Academics Publish Book on Lewis Nkosi
A book on South African Writer, Drum magazine Journalist, academic and literary critic Lewis Nkosi has been published by Professor Lindy Stiebel of English Studies on UKZN’s Howard College campus and Professor Therese Steffen of Basel University in Switzerland.
Titled Letters To My Native Soil: Lewis Nkosi Writes Home, the book is an edited collection of Nkosi’s email correspondence with South Africans, more especially between himself and his good friend Stiebel in the later years of his life in Basel and during visits to South Africa since 1994.
The collection, deemed by Stiebel to be the last remaining memoirs of his life, provides insight as to what it meant to Nkosi to be a writer in exile.
Their email correspondence began when Stiebel was working on her first book on Nkosi titled: Still Beating the Drum: Critical Perspectives on Lewis Nkosi. The book also shares emails between Stiebel’s PhD student Litzi Lombardozzi and Nkosi, who had based her doctoral thesis on him.
‘The memory work that appears in the email correspondence between Nkosi and myself and Nkosi and Lombardozzi, represents the closest one can get to Lewis Nkosi’s memoirs now that he is gone. This is their value. What is also valuable about the email correspondence is that - despite the informality that the medium encourages - the deeply serious intellectual engagement of Nkosi in literary debates shines through.’
Within the book, one can find some of Nkosi’s unpublished works and works in progress that cover a 20-year period of critical writing. ‘The inclusion of these pieces attests to Nkosi’s extraordinary intelligence and adds to the story which develops in the email thread. Their inclusion in the book is thus an important resource for researchers working on Lewis Nkosi in particular and South African letters more broadly,’ said Stiebel.
The nearly decade-long correspondence shows how two academic colleagues became friends, thus there is the mix of the public and the personal.

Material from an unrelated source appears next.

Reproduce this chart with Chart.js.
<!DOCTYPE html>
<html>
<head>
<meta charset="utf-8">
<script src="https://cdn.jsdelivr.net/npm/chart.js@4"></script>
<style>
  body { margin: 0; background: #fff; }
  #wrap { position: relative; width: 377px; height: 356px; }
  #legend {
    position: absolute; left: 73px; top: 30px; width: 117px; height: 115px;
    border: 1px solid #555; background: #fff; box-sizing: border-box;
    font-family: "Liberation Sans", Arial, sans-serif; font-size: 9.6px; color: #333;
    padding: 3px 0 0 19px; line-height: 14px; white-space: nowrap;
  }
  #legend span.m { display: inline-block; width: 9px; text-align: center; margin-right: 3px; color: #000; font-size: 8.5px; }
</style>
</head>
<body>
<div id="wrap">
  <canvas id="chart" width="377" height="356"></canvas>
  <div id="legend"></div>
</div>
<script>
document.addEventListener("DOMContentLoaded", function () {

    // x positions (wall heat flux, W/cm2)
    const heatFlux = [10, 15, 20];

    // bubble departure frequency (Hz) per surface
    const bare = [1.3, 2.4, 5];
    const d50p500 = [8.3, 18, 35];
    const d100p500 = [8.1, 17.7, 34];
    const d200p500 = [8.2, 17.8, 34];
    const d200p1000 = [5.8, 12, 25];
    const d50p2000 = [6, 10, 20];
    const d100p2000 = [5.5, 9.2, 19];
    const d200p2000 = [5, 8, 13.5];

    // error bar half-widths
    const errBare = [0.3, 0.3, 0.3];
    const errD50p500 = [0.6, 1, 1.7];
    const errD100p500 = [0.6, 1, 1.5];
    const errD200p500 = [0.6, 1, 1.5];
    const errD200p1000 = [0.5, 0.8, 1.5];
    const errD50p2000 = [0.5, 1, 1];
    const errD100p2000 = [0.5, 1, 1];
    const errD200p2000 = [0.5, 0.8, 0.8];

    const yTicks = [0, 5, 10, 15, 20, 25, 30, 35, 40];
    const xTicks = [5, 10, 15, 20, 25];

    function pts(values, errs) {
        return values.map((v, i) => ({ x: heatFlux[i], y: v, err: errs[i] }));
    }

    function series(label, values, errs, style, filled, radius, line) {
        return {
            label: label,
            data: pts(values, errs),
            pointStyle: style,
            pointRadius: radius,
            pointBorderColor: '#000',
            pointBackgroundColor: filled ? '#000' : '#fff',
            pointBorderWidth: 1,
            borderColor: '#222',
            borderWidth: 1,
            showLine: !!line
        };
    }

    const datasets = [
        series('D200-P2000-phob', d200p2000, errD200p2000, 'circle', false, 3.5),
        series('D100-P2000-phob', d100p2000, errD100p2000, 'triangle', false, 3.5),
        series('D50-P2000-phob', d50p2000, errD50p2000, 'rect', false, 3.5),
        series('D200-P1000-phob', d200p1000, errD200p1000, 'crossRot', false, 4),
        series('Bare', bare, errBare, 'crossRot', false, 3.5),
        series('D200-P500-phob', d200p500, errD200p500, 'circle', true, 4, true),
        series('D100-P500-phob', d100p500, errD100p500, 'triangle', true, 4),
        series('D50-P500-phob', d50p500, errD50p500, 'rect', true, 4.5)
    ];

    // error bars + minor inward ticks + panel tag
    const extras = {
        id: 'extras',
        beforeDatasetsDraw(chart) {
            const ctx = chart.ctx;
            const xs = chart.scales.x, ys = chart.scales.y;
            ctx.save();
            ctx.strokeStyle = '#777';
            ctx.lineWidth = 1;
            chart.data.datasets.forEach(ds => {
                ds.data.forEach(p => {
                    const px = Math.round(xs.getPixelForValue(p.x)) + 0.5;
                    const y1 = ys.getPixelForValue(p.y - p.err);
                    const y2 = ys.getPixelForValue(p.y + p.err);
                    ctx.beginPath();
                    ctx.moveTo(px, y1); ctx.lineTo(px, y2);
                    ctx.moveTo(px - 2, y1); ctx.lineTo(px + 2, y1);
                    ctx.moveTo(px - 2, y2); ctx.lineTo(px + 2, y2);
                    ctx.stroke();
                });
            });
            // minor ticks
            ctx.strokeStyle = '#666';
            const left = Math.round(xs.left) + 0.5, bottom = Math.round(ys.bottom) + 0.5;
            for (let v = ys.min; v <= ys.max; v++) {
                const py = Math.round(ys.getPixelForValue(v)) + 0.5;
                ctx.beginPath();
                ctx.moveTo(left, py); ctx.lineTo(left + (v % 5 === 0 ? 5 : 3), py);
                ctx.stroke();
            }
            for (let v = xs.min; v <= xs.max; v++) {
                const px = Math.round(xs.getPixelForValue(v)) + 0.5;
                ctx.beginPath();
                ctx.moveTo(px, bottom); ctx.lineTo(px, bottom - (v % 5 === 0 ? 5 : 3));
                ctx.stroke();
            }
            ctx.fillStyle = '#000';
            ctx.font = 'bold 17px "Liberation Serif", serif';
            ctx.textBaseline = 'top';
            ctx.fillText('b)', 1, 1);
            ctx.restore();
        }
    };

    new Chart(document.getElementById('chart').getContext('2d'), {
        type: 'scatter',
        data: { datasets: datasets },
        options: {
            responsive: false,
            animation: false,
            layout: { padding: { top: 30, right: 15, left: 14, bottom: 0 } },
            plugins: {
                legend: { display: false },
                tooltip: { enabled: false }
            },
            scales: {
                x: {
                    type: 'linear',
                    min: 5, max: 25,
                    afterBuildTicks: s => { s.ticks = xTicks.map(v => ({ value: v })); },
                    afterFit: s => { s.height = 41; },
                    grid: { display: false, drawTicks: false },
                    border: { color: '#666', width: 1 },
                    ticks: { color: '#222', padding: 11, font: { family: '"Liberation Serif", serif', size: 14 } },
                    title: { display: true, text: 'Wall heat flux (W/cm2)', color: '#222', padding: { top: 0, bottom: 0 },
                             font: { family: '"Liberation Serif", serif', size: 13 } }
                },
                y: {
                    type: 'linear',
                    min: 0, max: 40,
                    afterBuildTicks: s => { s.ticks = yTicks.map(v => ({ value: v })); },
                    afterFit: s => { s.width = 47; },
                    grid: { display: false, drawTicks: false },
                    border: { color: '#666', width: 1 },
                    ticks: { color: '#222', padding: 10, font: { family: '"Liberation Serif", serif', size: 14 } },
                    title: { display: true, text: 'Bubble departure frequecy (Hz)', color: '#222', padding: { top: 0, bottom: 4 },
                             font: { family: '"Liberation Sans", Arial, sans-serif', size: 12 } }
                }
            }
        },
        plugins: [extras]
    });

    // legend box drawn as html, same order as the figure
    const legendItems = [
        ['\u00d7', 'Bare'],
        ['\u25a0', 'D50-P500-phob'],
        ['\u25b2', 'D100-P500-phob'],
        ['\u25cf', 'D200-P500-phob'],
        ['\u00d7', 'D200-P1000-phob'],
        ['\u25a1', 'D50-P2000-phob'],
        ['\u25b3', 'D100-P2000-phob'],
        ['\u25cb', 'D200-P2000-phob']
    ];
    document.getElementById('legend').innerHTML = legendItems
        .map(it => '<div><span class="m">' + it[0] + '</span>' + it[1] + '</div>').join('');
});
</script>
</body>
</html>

‘What I valued about Nkosi was his engagement not only between me and my family but also the seriousness with which he engaged with my work and the importance he attached to intellectual endeavour. In short, it was an unlikely friendship that apartheid would never have understood: the poor Black boy from Chesterville befriending the middle class White girl from the Berea.
‘Nkosi’s life trajectory was far more dramatic than my own as it turned out, but my privilege was to have been afforded a glimpse into his private thoughts over a decade and that we counted each other as good dependable friends.’
Stiebel, who had stored hard copies of their email correspondence, described the task of poring through all the hard copies as ‘tedious and time-consuming’. However, she feels this has been her most rewarding book thus far.
The book is available online from Amazon and Kalahari and directly from German publisher Lit Verlag.